La Russie peut donc difficilement mettre en œuvre ce que Poutine s’est mis à préparer activement dès la victoire de Trump, à savoir l’attaque sur la Baltique, car celle-ci aurait « dû » faire suite au « cessez-le-feu » soumettant l’Ukraine, et il n’en est rien. La pression baltique et européenne qu’elle exerce actuellement doit donc plutôt s’interpréter comme un substitut à cette guerre qui n’a pas encore eu lieu, et aussi comme une tentative d’équilibrer la défaite stratégique que la Russie est en train de subir en mer Noire. Des dérapages étant évidemment possible : le jeu avec la guerre peut toujours échapper à ceux qui se prennent pour les meneurs de jeu.

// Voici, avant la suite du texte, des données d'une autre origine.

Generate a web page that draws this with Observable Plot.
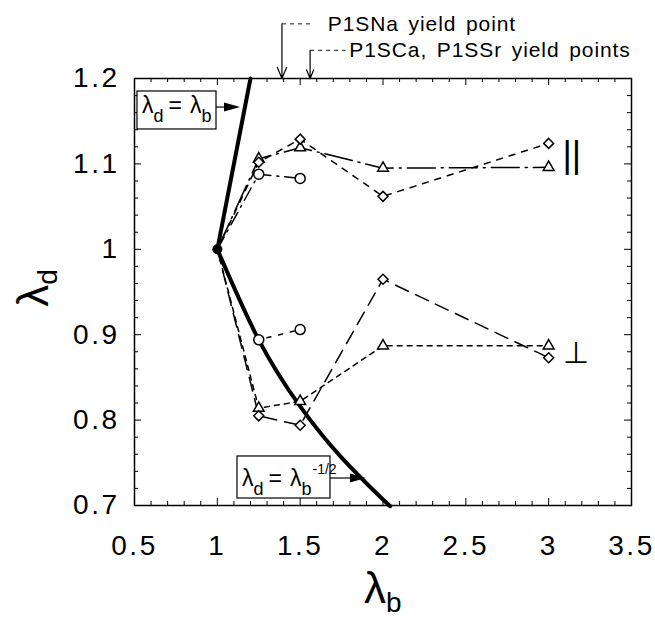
<!DOCTYPE html>
<html><head><meta charset="utf-8">
<script src="https://cdn.jsdelivr.net/npm/d3@7"></script>
<script src="https://cdn.jsdelivr.net/npm/@observablehq/plot@0.6"></script>
<style>body{margin:0;background:#fff}</style>
</head><body><div id="chart"></div>
<script>
const FONT = '"Liberation Sans", Arial, Helvetica, sans-serif';
// data (lambda_b, lambda_d)
const lambdaB = [1, 1.25, 1.5, 2, 3];
const circB = [1, 1.25, 1.5];
const triPar = [1, 1.106, 1.119, 1.095, 1.096];
const diaPar = [1, 1.102, 1.129, 1.062, 1.124];
const circPar = [1, 1.088, 1.083];
const triPerp = [1, 0.814, 0.822, 0.887, 0.887];
const diaPerp = [1, 0.805, 0.794, 0.965, 0.873];
const circPerp = [1, 0.894, 0.906];
const affineB = [1, 1.2];
const affineD = [1, 1.2];
const inverseB = [1, 1.25, 1.5, 1.75, 2, 2.04];
const inverseD = [1, 0.894, 0.816, 0.756, 0.707, 0.7];
const xTicks = [0.5, 1, 1.5, 2, 2.5, 3, 3.5];
const yTicks = [0.7, 0.8, 0.9, 1, 1.1, 1.2];
const xTickLabels = ["0.5", "1", "1.5", "2", "2.5", "3", "3.5"];
const yTickLabels = ["0.7", "0.8", "0.9", "1", "1.1", "1.2"];
const yieldX = [1.39, 1.56];
const yieldTop = [1.264, 1.233];
const yieldLeaderEnd = [1.58, 1.775];
const yieldTextX = [1.67, 1.80];
const yieldLabels = ["P1SNa yield point", "P1SCa, P1SSr yield points"];

const pts = (xs, ys) => xs.map((x, i) => ({x, y: ys[i]}));
const xMinor = d3.range(0.6, 3.45, 0.1).map(v => +v.toFixed(2)).filter(v => Math.abs(v * 2 - Math.round(v * 2)) > 1e-6);
const yMinor = d3.range(0.72, 1.19, 0.02).map(v => +v.toFixed(2)).filter(v => Math.abs(v * 10 - Math.round(v * 10)) > 1e-6);

const W = 655, H = 619, MT = 78, ML = 134, MR = 24, MB = 114;
const FW = W - ML - MR, FH = H - MT - MB;

const lineW = 1.5;
const series = [
  {d: pts(lambdaB, triPar), dash: "28,6,2,6", sym: "triangle", r: 4},
  {d: pts(lambdaB, diaPar), dash: "6,7", sym: "diamond2", r: 4.5},
  {d: pts(circB, circPar), dash: "14,6,2,6", sym: "circle", r: 5},
  {d: pts(lambdaB, triPerp), dash: "5,5", sym: "triangle", r: 4},
  {d: pts(lambdaB, diaPerp), dash: "14,8", sym: "diamond2", r: 4.5},
  {d: pts(circB, circPerp), dash: "4,8", sym: "circle", r: 5}
];

// inward frame ticks (bottom, top, left, right)
const tickMarks = (vals, len, dir) => dir === "x"
  ? [Plot.tickX(vals, {x: d => d, insetTop: FH - len, stroke: "black", strokeWidth: 1}),
     Plot.tickX(vals, {x: d => d, insetBottom: FH - len, stroke: "black", strokeWidth: 1})]
  : [Plot.tickY(vals, {y: d => d, insetRight: FW - len, stroke: "black", strokeWidth: 1}),
     Plot.tickY(vals, {y: d => d, insetLeft: FW - len, stroke: "black", strokeWidth: 1})];

const marks = [
  Plot.line(pts(affineB, affineD), {x: "x", y: "y", stroke: "black", strokeWidth: 4}),
  Plot.line(pts(inverseB, inverseD), {x: "x", y: "y", stroke: "black", strokeWidth: 4, curve: "natural"}),
  ...series.map(s => Plot.line(s.d, {x: "x", y: "y", stroke: "black", strokeWidth: lineW, strokeDasharray: s.dash})),
  ...series.map(s => Plot.dot(s.d.slice(1), {x: "x", y: "y", symbol: () => s.sym, r: s.r, fill: "white", stroke: "black", strokeWidth: 1.5})),
  Plot.dot([{x: 1, y: 1}], {x: "x", y: "y", r: 5, fill: "black"}),
  ...tickMarks(xTicks, 7, "x"),
  ...tickMarks(xMinor, 4, "x"),
  ...tickMarks(yTicks, 7, "y"),
  ...tickMarks(yMinor, 4, "y"),
  Plot.frame({stroke: "black", strokeWidth: 1.5}),
  Plot.axisX(xTicks, {anchor: "bottom", tickSize: 0, tickPadding: 30, fontSize: 28, tickFormat: (d) => xTickLabels[xTicks.indexOf(d)], label: null}),
  Plot.axisY(yTicks, {anchor: "left", tickSize: 0, tickPadding: 15, fontSize: 28, tickFormat: (d) => yTickLabels[yTicks.indexOf(d)], label: null}),
  Plot.arrow(yieldX.map((x, i) => ({x, y1: yieldTop[i], y2: 1.2})), {x1: "x", x2: "x", y1: "y1", y2: "y2", stroke: "black", strokeWidth: 1.2, headLength: 15, headAngle: 45}),
  Plot.link(yieldX.map((x, i) => ({x1: x, x2: yieldLeaderEnd[i], y: yieldTop[i]})), {x1: "x1", x2: "x2", y1: "y", y2: "y", stroke: "black", strokeWidth: 0.9, strokeDasharray: "4,4"})
];

const plot = Plot.plot({
  width: W, height: H,
  marginTop: MT, marginLeft: ML, marginRight: MR, marginBottom: MB,
  x: {domain: [0.5, 3.5]},
  y: {domain: [0.7, 1.2]},
  style: {fontFamily: FONT, fontSize: "28px", color: "black", background: "white", overflow: "visible"},
  marks
});
document.getElementById("chart").appendChild(plot);

const X = plot.scale("x"), Y = plot.scale("y");
const svg = d3.select(plot);
// letter-spaced tick labels like the reference
svg.selectAll("[aria-label='x-axis tick label'] text, [aria-label='y-axis tick label'] text").attr("letter-spacing", 2.5);
const g = svg.append("g").attr("font-family", FONT).attr("fill", "black").attr("text-anchor", "start");

// yield labels
yieldLabels.forEach((t, i) => {
  g.append("text").attr("x", X.apply(yieldTextX[i])).attr("y", Y.apply(yieldTop[i])).attr("dy", "0.36em")
    .attr("font-size", 21).attr("letter-spacing", 0.9).attr("word-spacing", 3).text(t);
});

// axis labels
const yl = g.append("text").attr("transform", `translate(48,288) rotate(-90)`).attr("text-anchor", "middle");
yl.append("tspan").attr("font-size", 44).text("λ");
yl.append("tspan").attr("font-size", 28).attr("dy", 9).text("d");
const xl = g.append("text").attr("x", 364).attr("y", 603);
xl.append("tspan").attr("font-size", 44).text("λ");
xl.append("tspan").attr("font-size", 28).attr("dy", 9).text("b");

// legend boxes
const boxes = [
  {x1: 0.518, x2: 0.995, y1: 1.1848, y2: 1.1403, tx: 0.548, ty: 1.159, ax: 1.14, ay: 1.166, sup: null},
  {x1: 1.1216, x2: 1.683, y1: 0.7574, y2: 0.7082, tx: 1.152, ty: 0.7222, ax: 1.90, ay: 0.7316, sup: "-1/2"}
];
boxes.forEach(b => {
  const x1 = X.apply(b.x1), x2 = X.apply(b.x2), y1 = Y.apply(b.y1), y2 = Y.apply(b.y2);
  g.append("rect").attr("x", x1).attr("y", y1).attr("width", x2 - x1).attr("height", y2 - y1)
    .attr("fill", "white").attr("stroke", "black").attr("stroke-width", 1.2);
  const t = g.append("text").attr("x", X.apply(b.tx)).attr("y", Y.apply(b.ty));
  t.append("tspan").attr("font-size", 23).text("λ");
  t.append("tspan").attr("font-size", 18).attr("dy", 9).text("d");
  t.append("tspan").attr("font-size", 23).attr("dy", -9).attr("dx", 5).text("=");
  t.append("tspan").attr("font-size", 23).attr("dx", 8).text("λ");
  t.append("tspan").attr("font-size", 18).attr("dy", 9).text("b");
  if (b.sup) t.append("tspan").attr("font-size", 14).attr("dy", -21).attr("dx", 1).text(b.sup);
  const ax = X.apply(b.ax), ay = Y.apply(b.ay);
  g.append("line").attr("x1", x2).attr("x2", ax - 14).attr("y1", ay).attr("y2", ay).attr("stroke", "black").attr("stroke-width", 1.2);
  g.append("path").attr("d", `M${ax},${ay}L${ax - 16},${ay - 4.5}L${ax - 16},${ay + 4.5}Z`).attr("fill", "black");
});

// orientation symbols
g.append("text").attr("x", X.apply(3.143)).attr("y", Y.apply(1.110)).attr("dy", "0.35em").attr("text-anchor", "middle")
  .attr("font-size", 36).text("||");
g.append("text").attr("x", X.apply(3.167)).attr("y", Y.apply(0.879)).attr("dy", "0.35em").attr("text-anchor", "middle")
  .attr("font-family", "DejaVu Sans").attr("font-size", 30).text("⊥");
</script>
</body></html>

Crier « guerre à la guerre » sans dire d’où vient la guerre, ou, pire, en accusant l’Europe, devenue aux yeux des campistes bien plus atlantiste que les Etats-Unis, d’être la fauteuse de guerre, c’est en réalité pratiquer l’union sacrée avec Trump et Poutine et, en filigrane, avec l’extrême droite européenne.

Qui fait la guerre à l’Europe ? Trump et Poutine, ce dernier directement tout de suite. Dire ce qui est n’implique nul soutien aux impérialismes européens, déboussolés par cette situation et structurellement incapables de la surmonter. Le gouvernement danois, qui poursuit désespérément ses achats d’avions aux Etats-Unis, est d’ailleurs une illustration exemplaire de cette incapacité.

L’internationalisme passe par la nécessité d’assumer la question de la défense et de la préparation à la guerre, qui n’implique nul soutien, bien au contraire, aux lois de programmation militaire du type Macron/Lecornu en France ou Merz en Allemagne, car ce n’est pas en gavant les trusts industrialo-financiers de l’armement, ni en produisant en masse des armes et des vecteurs nucléaires, que les peuples seront protégés.

Leur protection passe, tout de suite, par l’armement massif de l’Ukraine en drones, artillerie anti-aérienne, avions non programmés aux Etats-Unis, renseignement, et par l’emploi de la force navale pour liquider immédiatement et totalement le blocus génocidaire de Gaza.

Et cela, ce n’est évidemment pas la politique de Macron : ce devrait être celle d’un gouvernement démocratique représentant la majorité et défendant ses besoins en matière de défense comme dans les questions sociales et écologiques.

Toute campagne contre le « militarisme européen » qui récuse par avance cette alternative n’est en réalité qu’une campagne conduisant à l’union sacrée avec Trump, Poutine et l’extrême droite.